## Direction
Can you transcribe every line exactly and leave the pictures behind?
────
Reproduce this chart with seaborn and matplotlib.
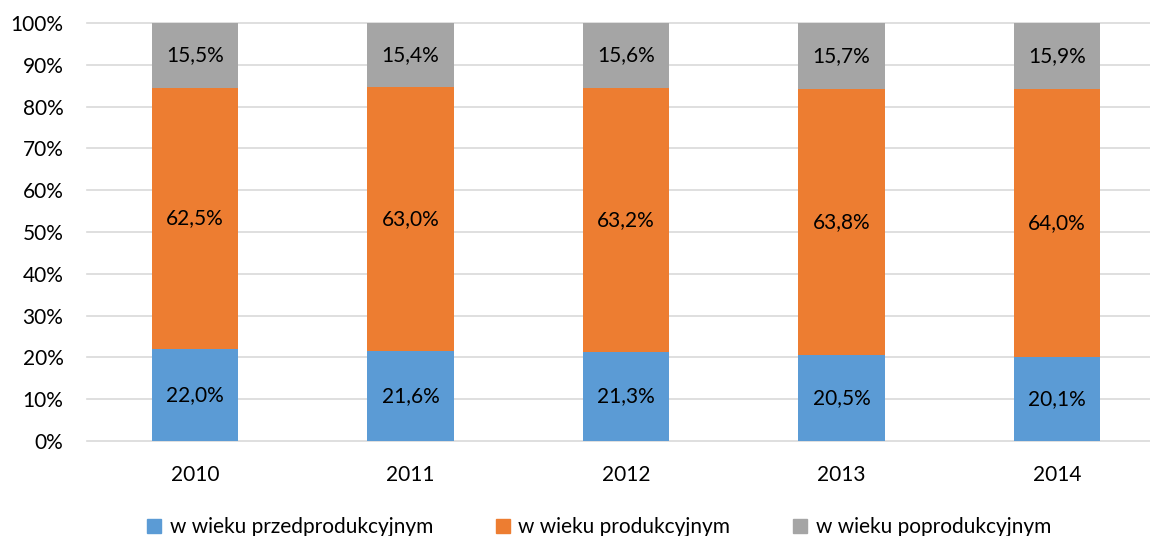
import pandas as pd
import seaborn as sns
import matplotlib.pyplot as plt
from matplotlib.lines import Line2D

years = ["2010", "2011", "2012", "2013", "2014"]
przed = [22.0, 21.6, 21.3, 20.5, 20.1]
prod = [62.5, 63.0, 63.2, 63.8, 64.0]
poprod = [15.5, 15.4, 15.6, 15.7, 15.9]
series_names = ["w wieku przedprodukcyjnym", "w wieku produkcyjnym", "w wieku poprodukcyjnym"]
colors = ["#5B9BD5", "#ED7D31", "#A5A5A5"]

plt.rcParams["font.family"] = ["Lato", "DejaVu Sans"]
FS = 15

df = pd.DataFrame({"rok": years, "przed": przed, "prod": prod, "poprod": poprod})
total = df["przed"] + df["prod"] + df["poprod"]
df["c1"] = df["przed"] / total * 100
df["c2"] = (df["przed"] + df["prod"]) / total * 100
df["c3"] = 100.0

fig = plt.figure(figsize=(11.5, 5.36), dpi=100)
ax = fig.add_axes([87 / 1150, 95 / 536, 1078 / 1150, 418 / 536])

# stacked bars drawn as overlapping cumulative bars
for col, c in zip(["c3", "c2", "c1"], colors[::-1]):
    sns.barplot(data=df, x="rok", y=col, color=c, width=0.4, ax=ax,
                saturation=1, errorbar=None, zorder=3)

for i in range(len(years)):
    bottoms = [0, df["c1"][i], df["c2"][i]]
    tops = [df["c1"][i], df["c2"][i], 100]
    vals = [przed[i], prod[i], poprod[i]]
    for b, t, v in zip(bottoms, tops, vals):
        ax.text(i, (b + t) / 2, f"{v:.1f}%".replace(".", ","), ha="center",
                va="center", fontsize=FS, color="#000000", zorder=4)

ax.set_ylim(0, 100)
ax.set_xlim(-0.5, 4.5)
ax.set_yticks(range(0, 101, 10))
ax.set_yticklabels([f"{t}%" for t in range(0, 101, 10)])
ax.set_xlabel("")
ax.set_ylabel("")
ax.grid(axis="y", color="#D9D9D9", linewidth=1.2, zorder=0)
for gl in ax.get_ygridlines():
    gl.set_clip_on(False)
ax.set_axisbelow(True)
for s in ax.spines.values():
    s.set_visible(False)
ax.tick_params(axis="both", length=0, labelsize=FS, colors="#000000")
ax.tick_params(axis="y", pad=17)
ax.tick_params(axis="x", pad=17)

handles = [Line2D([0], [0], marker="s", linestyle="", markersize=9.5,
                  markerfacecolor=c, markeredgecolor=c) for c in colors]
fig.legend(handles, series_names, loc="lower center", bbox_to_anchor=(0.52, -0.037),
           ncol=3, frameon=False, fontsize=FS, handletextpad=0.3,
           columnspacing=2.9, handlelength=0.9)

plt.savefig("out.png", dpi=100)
────
## Finished exercise
Reproduce this chart with seaborn and matplotlib.
import pandas as pd
import seaborn as sns
import matplotlib.pyplot as plt
from matplotlib.lines import Line2D

years = ["2010", "2011", "2012", "2013", "2014"]
przed = [22.0, 21.6, 21.3, 20.5, 20.1]
prod = [62.5, 63.0, 63.2, 63.8, 64.0]
poprod = [15.5, 15.4, 15.6, 15.7, 15.9]
series_names = ["w wieku przedprodukcyjnym", "w wieku produkcyjnym", "w wieku poprodukcyjnym"]
colors = ["#5B9BD5", "#ED7D31", "#A5A5A5"]

plt.rcParams["font.family"] = ["Lato", "DejaVu Sans"]
FS = 15

df = pd.DataFrame({"rok": years, "przed": przed, "prod": prod, "poprod": poprod})
total = df["przed"] + df["prod"] + df["poprod"]
df["c1"] = df["przed"] / total * 100
df["c2"] = (df["przed"] + df["prod"]) / total * 100
df["c3"] = 100.0

fig = plt.figure(figsize=(11.5, 5.36), dpi=100)
ax = fig.add_axes([87 / 1150, 95 / 536, 1078 / 1150, 418 / 536])

# stacked bars drawn as overlapping cumulative bars
for col, c in zip(["c3", "c2", "c1"], colors[::-1]):
    sns.barplot(data=df, x="rok", y=col, color=c, width=0.4, ax=ax,
                saturation=1, errorbar=None, zorder=3)

for i in range(len(years)):
    bottoms = [0, df["c1"][i], df["c2"][i]]
    tops = [df["c1"][i], df["c2"][i], 100]
    vals = [przed[i], prod[i], poprod[i]]
    for b, t, v in zip(bottoms, tops, vals):
        ax.text(i, (b + t) / 2, f"{v:.1f}%".replace(".", ","), ha="center",
                va="center", fontsize=FS, color="#000000", zorder=4)

ax.set_ylim(0, 100)
ax.set_xlim(-0.5, 4.5)
ax.set_yticks(range(0, 101, 10))
ax.set_yticklabels([f"{t}%" for t in range(0, 101, 10)])
ax.set_xlabel("")
ax.set_ylabel("")
ax.grid(axis="y", color="#D9D9D9", linewidth=1.2, zorder=0)
for gl in ax.get_ygridlines():
    gl.set_clip_on(False)
ax.set_axisbelow(True)
for s in ax.spines.values():
    s.set_visible(False)
ax.tick_params(axis="both", length=0, labelsize=FS, colors="#000000")
ax.tick_params(axis="y", pad=17)
ax.tick_params(axis="x", pad=17)

handles = [Line2D([0], [0], marker="s", linestyle="", markersize=9.5,
                  markerfacecolor=c, markeredgecolor=c) for c in colors]
fig.legend(handles, series_names, loc="lower center", bbox_to_anchor=(0.52, -0.037),
           ncol=3, frameon=False, fontsize=FS, handletextpad=0.3,
           columnspacing=2.9, handlelength=0.9)

plt.savefig("out.png", dpi=100)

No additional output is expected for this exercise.